Most studio furniture makers, most crafts people, for that matter, work alone. One of the biggest adjustments to life after school or after an apprenticeship is the transition from membership in a group, working together and socializing, to the solitude of our individual workshops. Certainly there are fewer distractions on our own, so the work can go more quickly, but the lack of interaction with people in our field is quickly missed.
Part of that group interaction is problem-solving. Alone, we become independent and begin to make our own decisions, which is of course essential to our development. But there we are, a lot of us reinventing the same wheel.
The idea that our education ends with our formal training seems more and more limiting and less and less true. Taking classes, putting ourselves back into a receptive frame of mind, can be reenergizing on many levels.
Woodturners have organized themselves most successfully in the past ten to fifteen years. They began with yearly conferences and have gradually added smaller regional conferences, local monthly or bi-monthly meetings, and several periodic journals. The most recent annual conference of the American Association of Woodturners (AAW) in Greensboro, NC, brought together over 900 participants!
Why attend a conference? The immediate rewards in include the opportunity to pick up technical hints from demonstrations, to encounter the perspectives of furniture makers that you might only read about in magazines, to see the collective works of a colleague and hear about the development of the artist's design sense in his or her own words, to view an exhibition of new work, to ask questions of a furniture maker directly, and to see a trade show of products geared toward our profession. Conferences are full of inspiration and practical understandings to take back to the studio.

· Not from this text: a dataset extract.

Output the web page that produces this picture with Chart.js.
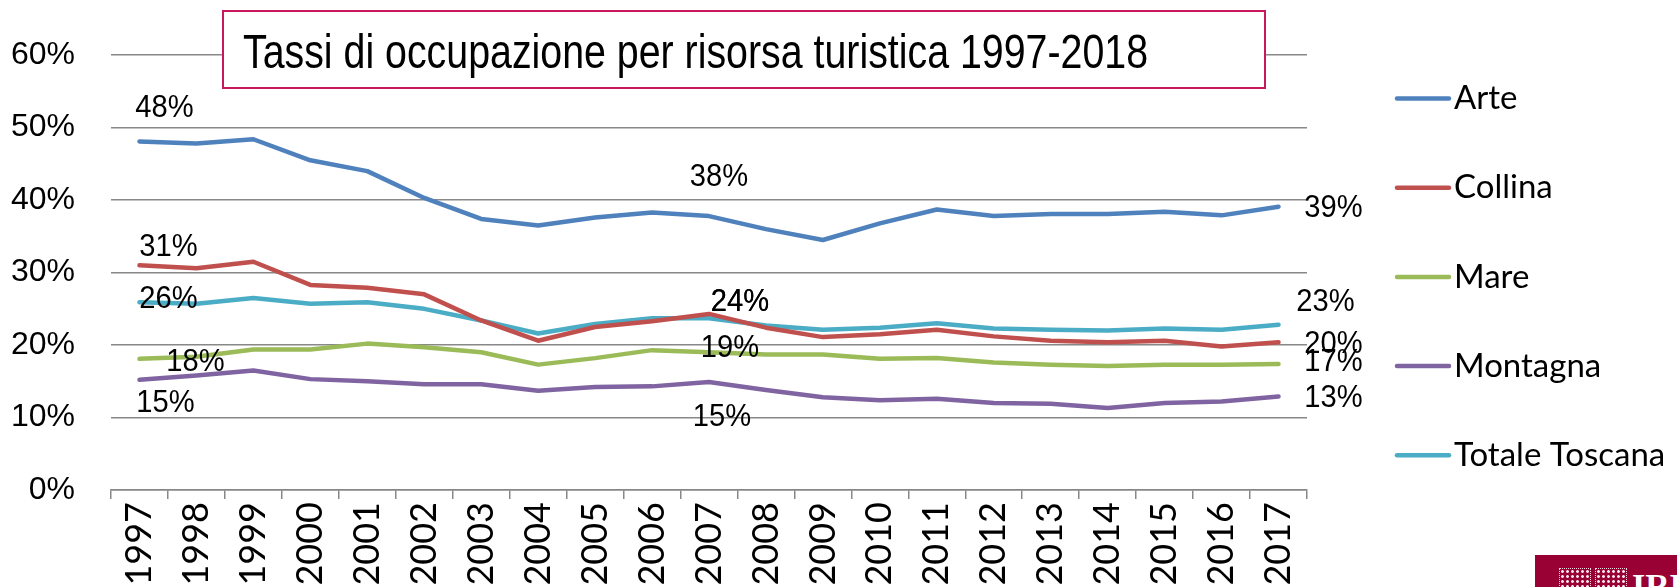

But the biggest reason to attend is networking and building a sense of community. People are there because of their interest in the field and their desire to further themselves. The enthusiasm that results can create ties that last beyond the conference. Every other craft medium has a group: the Glass Arts Society (GAS), Society of North American Goldsmiths (SNAG), for example. It is rather remarkable that there isn't an organization for furniture makers. Here is an opportunity to help shape one. It will be worth your while. The Steering Committee has spent many hours developing and promoting this concept.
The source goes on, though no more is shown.